“Se pensa che gli unici rischi per il 5G siano quelli della sicurezza informatica e delle ‘possibili perdite di sovranità determinate dall’affidamento di servizi ad aziende straniere’ vuol dire che non le hanno spiegato bene il problema”. Non è certo un tono diplomatico quello scelto da Agostino Di Ciaula, Presidente del Comitato scientifico di international society of doctors for Environment (Isde Italia), nella lettera aperta destinata al ministro del Lavoro e dello Sviluppo economico, Luigi Di Maio.
Se il 5G fosse un farmaco…
“Se si volesse introdurre in commercio un nuovo farmaco bisognerebbe superare una valutazione preclinica (studi in laboratorio e su modelli in vivo finalizzati a valutare benefici e rischi tossicologici) ed una clinica successiva, – scrive Di Ciaula – divisa in lunghe fasi e subordinata all’autorizzazione di un comitato etico e all’ottenimento di un consenso informato da parte di chi decide, volontariamente, di sottoporsi alla sperimentazione. Questo complesso iter di valutazione, necessario alla luce dell’ancora valido “primum non nocere”, dura in media circa un decennio. Certo, il 5G non è un farmaco, anche se qualcuno ha deciso per noi che migliorerà la nostra qualità di vita”. Secondo il presidente di Isde Italia, il 5G ha effetti biologici ben documentati. “E se il 5G fosse stato un farmaco, proprio a causa delle evidenze disponibili su quegli effetti biologici non avrebbe superato neanche la fase di valutazione preclinica” aggiunge Di Ciaula.
La sperimentazione avviata alla chetichella
Invece, al contrario, grazie alla “sperimentazione” in corso il 5G è già somministrato ad almeno 4 milioni di italiani, come ha raccontato il Salvagente, “senza autorizzazione preventiva di alcun comitato etico, senza consenso informato, senza valutazione preventiva dei rischi e senza adeguati monitoraggi ambientali e sanitari”. E presto il 5G, con le sue frequenze mai sperimentate su così larga scala e con una densità espositiva di un milione di devices per Km2, sarà somministrato anche a tutti gli altri italiani, aggiungendosi al 3G, al 4G ed ai lori effetti. I medici dell’Isde assicurano di non voler ostacolare il progresso o l’evoluzione tecnologica ma invocano un corretto equilibro “tra le nostre reali necessità, i rischi possibili e le esigenze di profitto degli operatori di radiotelefonia. Un minimo di prudenza sarebbe stato opportuno”.

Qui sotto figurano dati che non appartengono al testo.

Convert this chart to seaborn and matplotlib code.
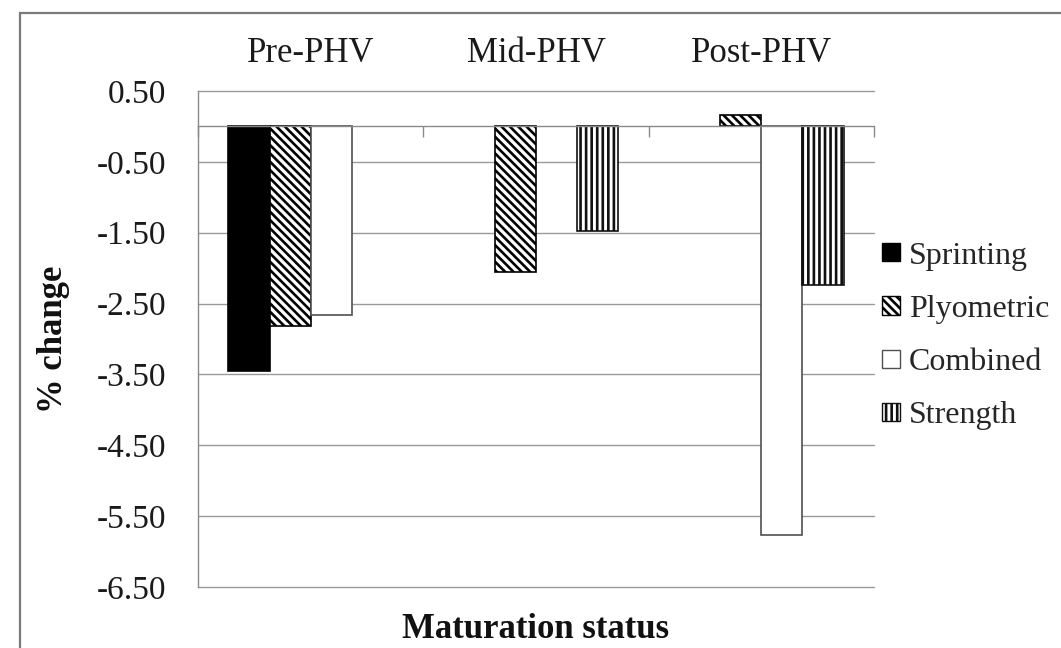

“Perché non sono stati consultati gli organismi sanitari?”
Secondo DI Ciaula, sarebbe stato opportuno che la somministrazione senza consenso informato del 5G fosse stata preceduta da un coinvolgimento concreto degli Enti deputati alla tutela dell’ambiente e della salute pubblica (Ministero della Salute, Istituto Superiore di Sanità, Ministero dell’Ambiente, ISPRA/ARPA), dalla previsione di adeguati protocolli di monitoraggio, da una valutazione di rischio che tenga in adeguata considerazione le evidenze scientifiche disponibili, da una revisione in senso più cautelativo della inefficace normativa vigente e dall’adozione di tutte le misure utili a ridurre l’esposizione soprattutto dei soggetti più vulnerabili.
Nessun allarmismo
“A chi mi accuserà di allarmismo – conclude il presidente dell’Isde -chiedo cosa sia peggio: essere allarmisti semplicemente perché si propone prudenza sulla base delle evidenze scientifiche disponibili o essere incoscienti e sottostimarle o addirittura ignorarle completamente in attesa di possibili danni misurabili solo a posteriori? Le lezioni del passato sono importanti e non imparare dagli errori commessi è un lusso che non possiamo più permetterci”.